**DATASET ENTRIES**
══════
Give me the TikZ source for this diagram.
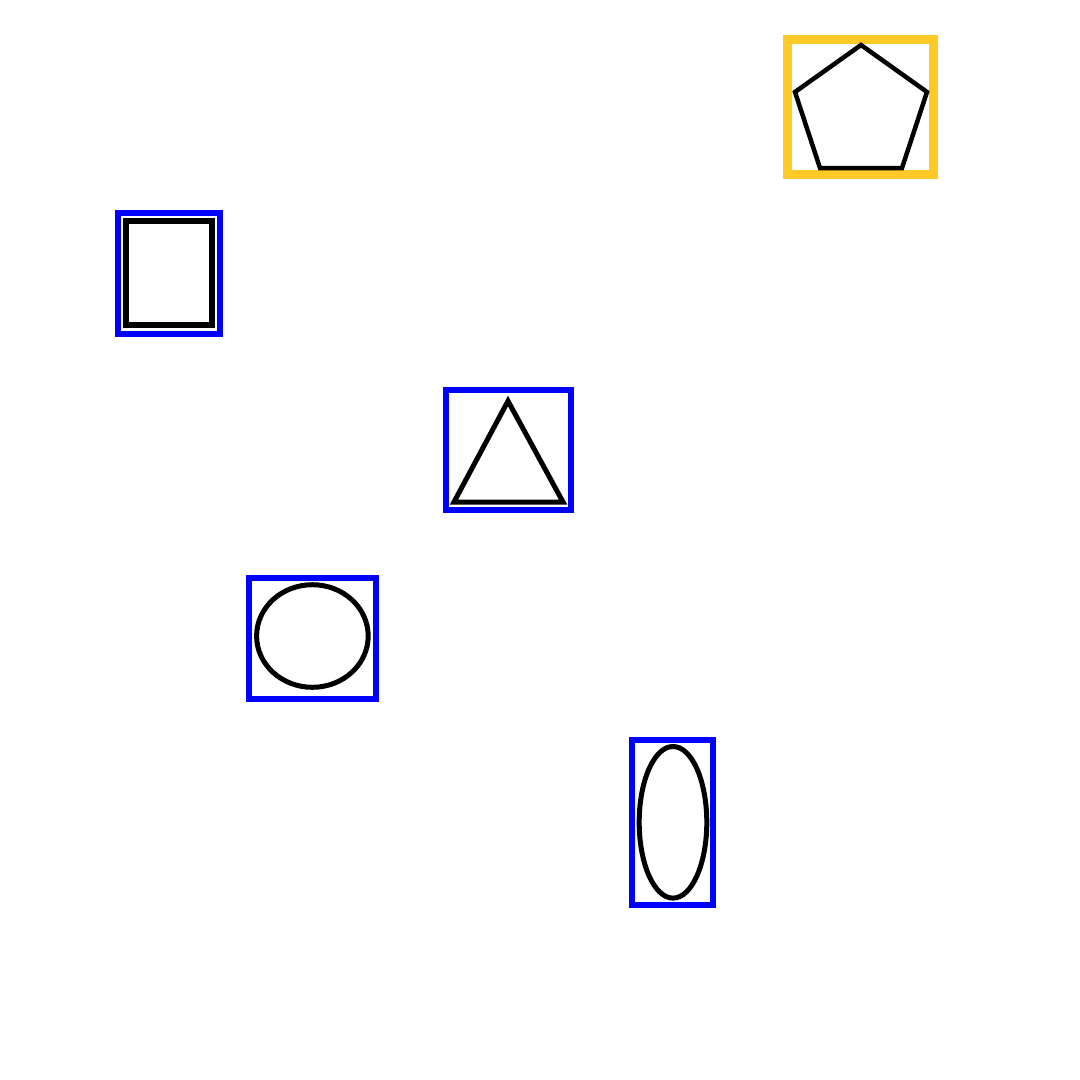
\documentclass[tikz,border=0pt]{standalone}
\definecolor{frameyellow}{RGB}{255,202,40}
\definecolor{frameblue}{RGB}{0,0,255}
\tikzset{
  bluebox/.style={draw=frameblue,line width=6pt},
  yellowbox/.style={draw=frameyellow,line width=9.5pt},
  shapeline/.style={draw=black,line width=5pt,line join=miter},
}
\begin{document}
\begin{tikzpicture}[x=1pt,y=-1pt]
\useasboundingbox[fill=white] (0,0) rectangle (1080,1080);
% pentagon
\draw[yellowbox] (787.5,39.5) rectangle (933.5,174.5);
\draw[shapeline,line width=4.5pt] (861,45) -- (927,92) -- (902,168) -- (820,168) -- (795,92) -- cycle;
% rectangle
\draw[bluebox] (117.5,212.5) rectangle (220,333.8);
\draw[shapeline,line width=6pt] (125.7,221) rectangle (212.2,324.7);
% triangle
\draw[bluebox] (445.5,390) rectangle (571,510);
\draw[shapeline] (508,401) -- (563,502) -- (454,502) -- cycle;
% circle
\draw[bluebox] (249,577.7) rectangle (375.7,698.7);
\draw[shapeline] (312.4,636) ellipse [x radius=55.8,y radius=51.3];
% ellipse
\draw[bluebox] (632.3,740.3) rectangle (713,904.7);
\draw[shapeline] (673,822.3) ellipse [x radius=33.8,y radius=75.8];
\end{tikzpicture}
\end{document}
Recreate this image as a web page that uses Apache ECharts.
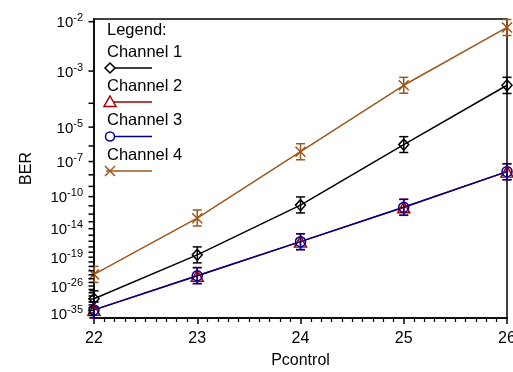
══════
**TASK TO CARRY OUT**
Repeat the listing above exactly, with no pictures.

**FULL ANSWER**
Give me the TikZ source for this diagram.
\documentclass[tikz,border=0pt]{standalone}
\definecolor{frameyellow}{RGB}{255,202,40}
\definecolor{frameblue}{RGB}{0,0,255}
\tikzset{
  bluebox/.style={draw=frameblue,line width=6pt},
  yellowbox/.style={draw=frameyellow,line width=9.5pt},
  shapeline/.style={draw=black,line width=5pt,line join=miter},
}
\begin{document}
\begin{tikzpicture}[x=1pt,y=-1pt]
\useasboundingbox[fill=white] (0,0) rectangle (1080,1080);
% pentagon
\draw[yellowbox] (787.5,39.5) rectangle (933.5,174.5);
\draw[shapeline,line width=4.5pt] (861,45) -- (927,92) -- (902,168) -- (820,168) -- (795,92) -- cycle;
% rectangle
\draw[bluebox] (117.5,212.5) rectangle (220,333.8);
\draw[shapeline,line width=6pt] (125.7,221) rectangle (212.2,324.7);
% triangle
\draw[bluebox] (445.5,390) rectangle (571,510);
\draw[shapeline] (508,401) -- (563,502) -- (454,502) -- cycle;
% circle
\draw[bluebox] (249,577.7) rectangle (375.7,698.7);
\draw[shapeline] (312.4,636) ellipse [x radius=55.8,y radius=51.3];
% ellipse
\draw[bluebox] (632.3,740.3) rectangle (713,904.7);
\draw[shapeline] (673,822.3) ellipse [x radius=33.8,y radius=75.8];
\end{tikzpicture}
\end{document}
Recreate this image as a web page that uses Apache ECharts.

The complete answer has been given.